Yvan Perrin a souligné par ailleurs que, comme la majorité des postes de douane ont été supprimés, il faut «bien trouver une activité» aux 1900 gardes-frontière suisses et que «c’est plutôt positif qu’une police nationale se crée» enfin.

«Nouvelle stratégie»

Au Cgfr, Thomas Schrämli explique que l’intervention de la semaine dernière fait partie de la «nouvelle stratégie» et des nouvelles attributions d’un poste de douane créé à Berne.

«Les trois gardes-frontière sont descendus du train à Fribourg mais ils ont procédé à leurs contrôles alors que l’Intercity se trouvait encore sur territoire bernois. Or nous avons signé une convention avec la police bernoise qui nous donne les compétences d’intervenir. En plus, nous ne sommes pas tenus d’informer à chaque fois les CFF», ajoute le porte-parole de la douane.

De son côté, au service de presse de la police cantonale bernoise, Olivier Cochet confirme ces affirmations. Mais Thomas Schrämli reconnaît que cela peut «effectivement paraître bizarre» aux pendulaires qui, pour se rendre à leur travail, pourraient avoir à subir, outre la vérification de leur billet, un contrôle d’identité à la gare par la police cantonale, un autre dans le train par la police ferroviaire et… un contrôle du Cgfr…

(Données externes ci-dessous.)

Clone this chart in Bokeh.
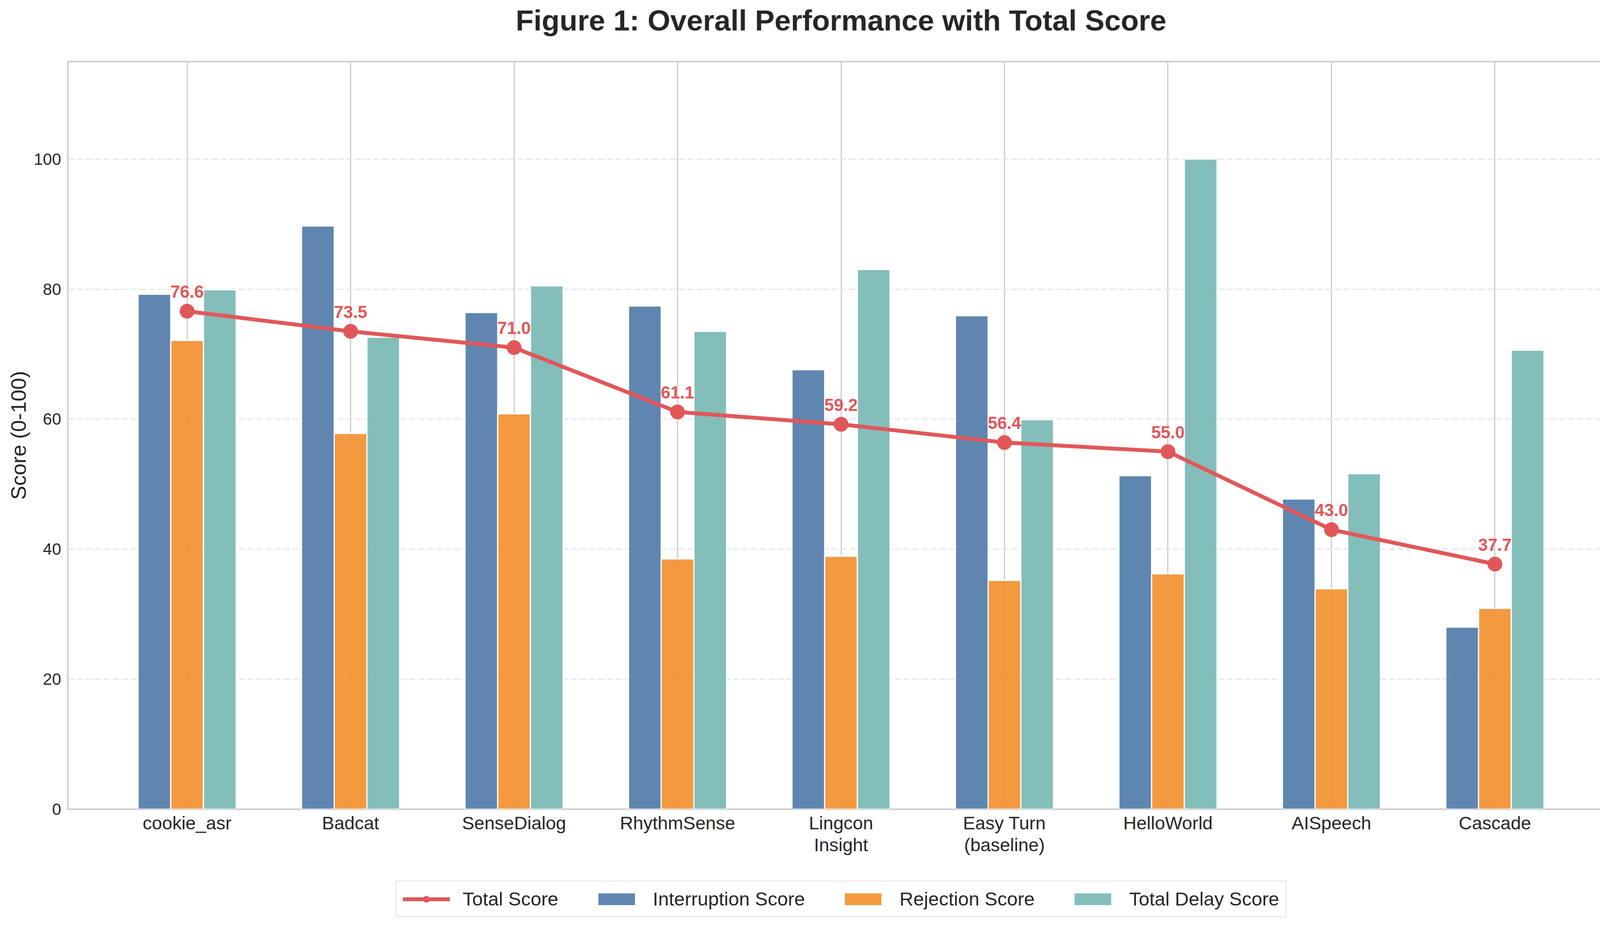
from bokeh.plotting import figure
from bokeh.layouts import column
from bokeh.models import (Range1d, FixedTicker, Legend, LegendItem, ColumnDataSource, Title,
                          LinearAxis)
from bokeh.transform import dodge
from bokeh.core.properties import value
from bokeh.embed import file_html
from bokeh.resources import INLINE

categories = ["cookie_asr", "Badcat", "SenseDialog", "RhythmSense", "Lingcon\nInsight",
              "Easy Turn\n(baseline)", "HelloWorld", "AISpeech", "Cascade"]
interruption = [79.2, 89.7, 76.4, 77.4, 67.6, 75.9, 51.3, 47.7, 28.0]
rejection = [72.1, 57.8, 60.8, 38.5, 38.9, 35.2, 36.2, 33.9, 30.9]
delay = [79.9, 72.6, 80.5, 73.5, 83.0, 59.9, 100.0, 51.6, 70.6]
total = [76.6, 73.5, 71.0, 61.1, 59.2, 56.4, 55.0, 43.0, 37.7]
y_ticks = [0, 20, 40, 60, 80, 100]
series_names = ["Total Score", "Interruption Score", "Rejection Score", "Total Delay Score"]

FONT = "Liberation Sans"
TXT = "#262626"
C_TOTAL, C_INT, C_REJ, C_DEL = "#e15759", "#4e79a7", "#f28e2b", "#76b7b2"

idx = list(range(len(categories)))
first_lines = {i: c.split("\n")[0] for i, c in enumerate(categories)}
second_lines = {i: c.split("\n")[1] for i, c in enumerate(categories) if "\n" in c}

src = ColumnDataSource(dict(
    idx=idx, interruption=interruption, rejection=rejection, delay=delay,
    total=total, label=[f"{v:.1f}" for v in total]))

p = figure(frame_width=3959, frame_height=1914, output_backend="svg", toolbar_location=None,
           x_range=Range1d(-0.73, 8.73), y_range=Range1d(0, 115), title=None,
           min_border_left=173, min_border_right=21, min_border_top=0,
           min_border_bottom=0)

# spacer (nearest the frame), then the real title above it
p.add_layout(Title(text=" ", text_font=FONT, text_font_size="10px", standoff=44), "above")
p.add_layout(Title(text="Figure 1: Overall Performance with Total Score", text_font=FONT,
                   text_font_size="75px", text_font_style="bold", text_color=TXT,
                   align="center", standoff=14), "above")

p.outline_line_color = "#cccccc"
p.outline_line_width = 4

p.xgrid.grid_line_color = "#cccccc"
p.xgrid.grid_line_width = 3
p.ygrid.grid_line_color = "#e5e5e5"
p.ygrid.grid_line_width = 3
p.ygrid.grid_line_dash = "16 7"


def style_axis(ax, size):
    ax.axis_line_color = None
    ax.major_tick_line_color = None
    ax.minor_tick_line_color = None
    ax.major_tick_out = 0
    ax.major_tick_in = 0
    ax.minor_tick_out = 0
    ax.minor_tick_in = 0
    ax.major_label_text_font = FONT
    ax.major_label_text_color = TXT
    ax.major_label_text_font_size = size


style_axis(p.xaxis[0], "47px")
style_axis(p.yaxis[0], "42px")

p.xaxis.ticker = FixedTicker(ticks=idx)
p.xaxis.major_label_overrides = first_lines
p.xaxis.major_label_standoff = 8

# second line of the two-line category names
x2 = LinearAxis(ticker=FixedTicker(ticks=list(second_lines.keys())),
                major_label_overrides=second_lines, major_label_standoff=0)
style_axis(x2, "47px")
p.add_layout(x2, "below")

p.yaxis.ticker = FixedTicker(ticks=y_ticks)
p.yaxis.major_label_standoff = 17
p.yaxis.axis_label = "Score (0-100)"
p.yaxis.axis_label_text_font = FONT
p.yaxis.axis_label_text_font_size = "54px"
p.yaxis.axis_label_text_font_style = "normal"
p.yaxis.axis_label_text_color = TXT
p.yaxis.axis_label_standoff = 6

BAR = dict(width=0.2, fill_alpha=0.9, line_color="white", line_width=3)
LINE = dict(line_color=C_TOTAL, line_width=10)
MARK = dict(size=37, fill_color=C_TOTAL, line_color=C_TOTAL)

p.vbar(x=dodge("idx", -0.2, range=p.x_range), top="interruption", source=src,
       fill_color=C_INT, **BAR)
p.vbar(x=dodge("idx", 0.0, range=p.x_range), top="rejection", source=src,
       fill_color=C_REJ, **BAR)
p.vbar(x=dodge("idx", 0.2, range=p.x_range), top="delay", source=src,
       fill_color=C_DEL, **BAR)

p.line(x="idx", y="total", source=src, **LINE)
p.scatter(x="idx", y="total", source=src, **MARK)
p.text(x="idx", y="total", text="label", source=src, text_font=value(FONT),
       text_font_style="bold", text_font_size="44px", text_color=C_TOTAL,
       text_align="center", text_baseline="alphabetic", y_offset=-50)

# legend strip below the chart (same horizontal frame as the chart).
# Its renderers show the same series, but the strip's ranges keep them out of view,
# so only the legend itself is drawn there.
leg_fig = figure(width=4153, height=173, output_backend="svg", toolbar_location=None,
                 x_axis_type=None, y_axis_type=None, x_range=Range1d(100, 101),
                 y_range=Range1d(1000, 1001), min_border_left=173, min_border_right=21,
                 min_border_top=0, min_border_bottom=0)
leg_fig.outline_line_color = None
l_ln = leg_fig.line(x="idx", y="total", source=src, **LINE)
l_sc = leg_fig.scatter(x="idx", y="total", source=src, **MARK)
l_b1 = leg_fig.vbar(x="idx", top="interruption", source=src, fill_color=C_INT, **BAR)
l_b2 = leg_fig.vbar(x="idx", top="rejection", source=src, fill_color=C_REJ, **BAR)
l_b3 = leg_fig.vbar(x="idx", top="delay", source=src, fill_color=C_DEL, **BAR)

legend = Legend(items=[
    LegendItem(label=series_names[0], renderers=[l_ln, l_sc]),
    LegendItem(label=series_names[1], renderers=[l_b1]),
    LegendItem(label=series_names[2], renderers=[l_b2]),
    LegendItem(label=series_names[3], renderers=[l_b3]),
], orientation="horizontal", location="top_center")
legend.label_text_font = FONT
legend.label_text_font_size = "49px"
legend.label_text_color = TXT
legend.glyph_width = 121
legend.glyph_height = 41
legend.label_standoff = 33
legend.spacing = 88
legend.padding = 16
legend.margin = 63
legend.border_line_color = "#d4d4d4"
legend.border_line_width = 3
legend.background_fill_color = "white"
legend.background_fill_alpha = 1.0
leg_fig.add_layout(legend, "center")

layout = column(p, leg_fig, spacing=0)
open("out.html", "w").write(file_html(layout, INLINE))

Il semblerait donc que tout soit allé trop vite et que la population n’a pas été suffisamment informée. En outre, seule une petite minorité de cantons non frontaliers ont signé jusqu’ici les fameux accords de collaboration avec le Corps des gardes-frontière.

Un certain flou

Si certaines polices cantonales traînent les pieds, c’est peut-être aussi parce que le Cgfr a des tâches à la fois douanières et de sécurité. Autrement dit, il contrôle non seulement les marchandises, mais aussi l’identité de personnes qui semblent suspectes. Et c’est ce dernier point qui gêne les cantons.

Reste que toutes les parties contactées par swissinfo ne tiennent pas tout à fait le même langage et qu’un certain flou demeure sur les prérogatives des uns et des autres. «S’il n’y avait pas eu un journaliste de la Liberté dans ce fameux train, la chose n’aurait pas été pareillement montée en épingle», a notamment déclaré l’un d’entre eux, «off the record» bien sûr.

Enfin pour ce qui est du traitement des gens de couleurs, Thomas Schrämli rétorque que les gardes-frontière sont formés de manière politiquement correcte et sont «sensibilisés aux dangers d’un comportement qui pourrait prêter à confusion».

Cela dit, il y a fort à parier que les différents partenaires vont devoir se coordonner et améliorer leur communication.

swissinfo, Isabelle Eichenberger

Depuis le 12 décembre 2008, la Suisse fait partie de Schengen, l’espace européen sans frontières intérieures.

L’identité des personnes qui franchissent les frontières terrestres qui séparent la Suisse des pays de l’UE qui l’entourent n’est plus systématiquement contrôlée.

Cette disposition sera étendue dès le 29 mars aux aéroports helvétiques.

Le Corps des gardes-frontière (Cgfr) est l’organe de sécurité civil et national. Il fait en même temps partie de l’Administration fédérale des douanes et du Ministère des finances. Il accomplit des tâches de sécurité et fiscales.